Task directions :: Your copy of the material below should match it exactly, except that it holds no pictures.

=======

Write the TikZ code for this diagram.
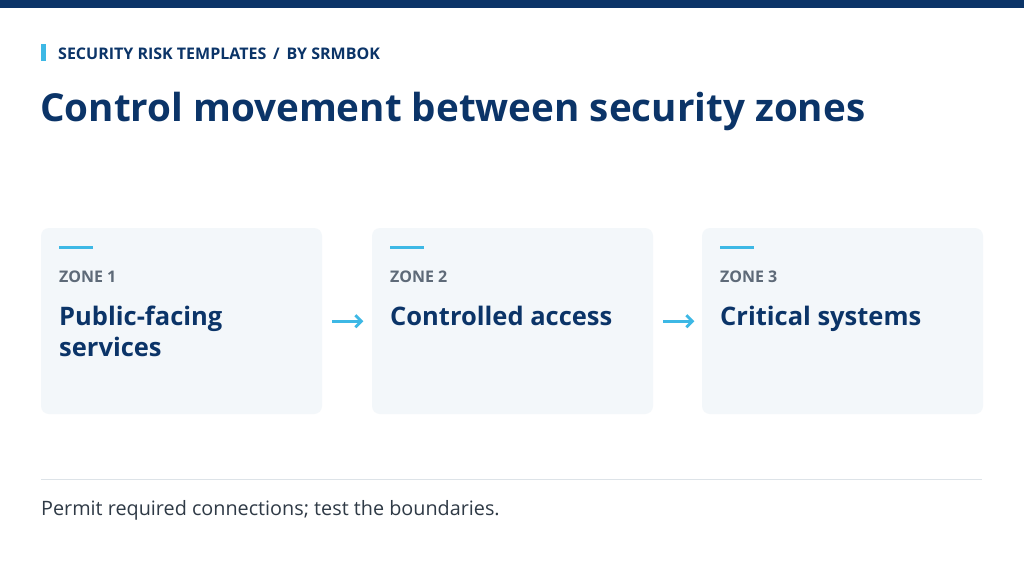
\documentclass[tikz,border=0pt]{standalone}
\usepackage{fontspec}
\setmainfont{Open Sans}
\usetikzlibrary{arrows.meta}
\definecolor{navy}{HTML}{0B3468}
\definecolor{accent}{HTML}{3DB8E5}
\definecolor{cardbg}{HTML}{F3F7FA}
\definecolor{zonegray}{HTML}{5E6A78}
\definecolor{rulegray}{HTML}{DDE3E8}
\definecolor{foot}{HTML}{2F3A46}
\tikzset{
  card/.style={fill=cardbg, rounded corners=8pt, draw=none},
  zlabel/.style={anchor=base west, inner sep=0pt, text=zonegray, font=\fontsize{16}{19}\selectfont\bfseries},
  ztitle/.style={anchor=north west, inner sep=0pt, text=navy, align=left, font=\fontsize{25.5}{31}\selectfont\bfseries},
  flow/.style={draw=accent, line width=2.8pt, -{Straight Barb[length=6pt,width=12pt,line width=2.8pt]}},
  tick/.style={draw=accent, line width=3pt},
}
\begin{document}
\begin{tikzpicture}[x=1pt,y=-1pt]
\useasboundingbox (0,0) rectangle (1024,576);
\fill[white] (0,0) rectangle (1024,576);
\fill[navy] (0,0) rectangle (1024,8);
\fill[accent] (41,44) rectangle (45.5,61);
\node[anchor=base west, inner sep=0pt, text=navy, font=\fontsize{16}{19}\selectfont\bfseries] (hdr) at (58,59) {SECURITY RISK TEMPLATES \,/\, BY SRMBOK};
\node[anchor=base west, inner sep=0pt, text=navy, font=\fontsize{38.6}{46}\selectfont\bfseries] (title) at (40,121) {Control movement between security zones};

\foreach \i/\x/\z/\t in {1/41/ZONE 1/{Public-facing\\services}, 2/372/ZONE 2/{Controlled access}, 3/702/ZONE 3/{Critical systems}} {
  \path[card] (\x,228) rectangle ++(281,186);
  \node[minimum width=281pt, minimum height=186pt, inner sep=0pt, anchor=north west] (card\i) at (\x,228) {};
  \draw[tick] (\x+18,247.5) -- ++(34,0);
  \node[zlabel] (z\i) at (\x+18,282) {\z};
  \node[ztitle] (t\i) at (\x+18,305.6) {\t};
}
\draw[flow] (card1.east) ++(10,-0) coordinate (a1s) -- ++(31,0) coordinate (a1e);
\draw[flow] (card2.east) ++(10,-0) coordinate (a2s) -- ++(31,0) coordinate (a2e);

\draw[rulegray, line width=1pt] (41,479) -- (982,479);
\node[anchor=base west, inner sep=0pt, text=foot, font=\fontsize{19.8}{24}\selectfont] (footer) at (41,515) {Permit required connections; test the boundaries.};
\end{tikzpicture}
\end{document}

=======

The output ::
Write the TikZ code for this diagram.
\documentclass[tikz,border=0pt]{standalone}
\usepackage{fontspec}
\setmainfont{Open Sans}
\usetikzlibrary{arrows.meta}
\definecolor{navy}{HTML}{0B3468}
\definecolor{accent}{HTML}{3DB8E5}
\definecolor{cardbg}{HTML}{F3F7FA}
\definecolor{zonegray}{HTML}{5E6A78}
\definecolor{rulegray}{HTML}{DDE3E8}
\definecolor{foot}{HTML}{2F3A46}
\tikzset{
  card/.style={fill=cardbg, rounded corners=8pt, draw=none},
  zlabel/.style={anchor=base west, inner sep=0pt, text=zonegray, font=\fontsize{16}{19}\selectfont\bfseries},
  ztitle/.style={anchor=north west, inner sep=0pt, text=navy, align=left, font=\fontsize{25.5}{31}\selectfont\bfseries},
  flow/.style={draw=accent, line width=2.8pt, -{Straight Barb[length=6pt,width=12pt,line width=2.8pt]}},
  tick/.style={draw=accent, line width=3pt},
}
\begin{document}
\begin{tikzpicture}[x=1pt,y=-1pt]
\useasboundingbox (0,0) rectangle (1024,576);
\fill[white] (0,0) rectangle (1024,576);
\fill[navy] (0,0) rectangle (1024,8);
\fill[accent] (41,44) rectangle (45.5,61);
\node[anchor=base west, inner sep=0pt, text=navy, font=\fontsize{16}{19}\selectfont\bfseries] (hdr) at (58,59) {SECURITY RISK TEMPLATES \,/\, BY SRMBOK};
\node[anchor=base west, inner sep=0pt, text=navy, font=\fontsize{38.6}{46}\selectfont\bfseries] (title) at (40,121) {Control movement between security zones};

\foreach \i/\x/\z/\t in {1/41/ZONE 1/{Public-facing\\services}, 2/372/ZONE 2/{Controlled access}, 3/702/ZONE 3/{Critical systems}} {
  \path[card] (\x,228) rectangle ++(281,186);
  \node[minimum width=281pt, minimum height=186pt, inner sep=0pt, anchor=north west] (card\i) at (\x,228) {};
  \draw[tick] (\x+18,247.5) -- ++(34,0);
  \node[zlabel] (z\i) at (\x+18,282) {\z};
  \node[ztitle] (t\i) at (\x+18,305.6) {\t};
}
\draw[flow] (card1.east) ++(10,-0) coordinate (a1s) -- ++(31,0) coordinate (a1e);
\draw[flow] (card2.east) ++(10,-0) coordinate (a2s) -- ++(31,0) coordinate (a2e);

\draw[rulegray, line width=1pt] (41,479) -- (982,479);
\node[anchor=base west, inner sep=0pt, text=foot, font=\fontsize{19.8}{24}\selectfont] (footer) at (41,515) {Permit required connections; test the boundaries.};
\end{tikzpicture}
\end{document}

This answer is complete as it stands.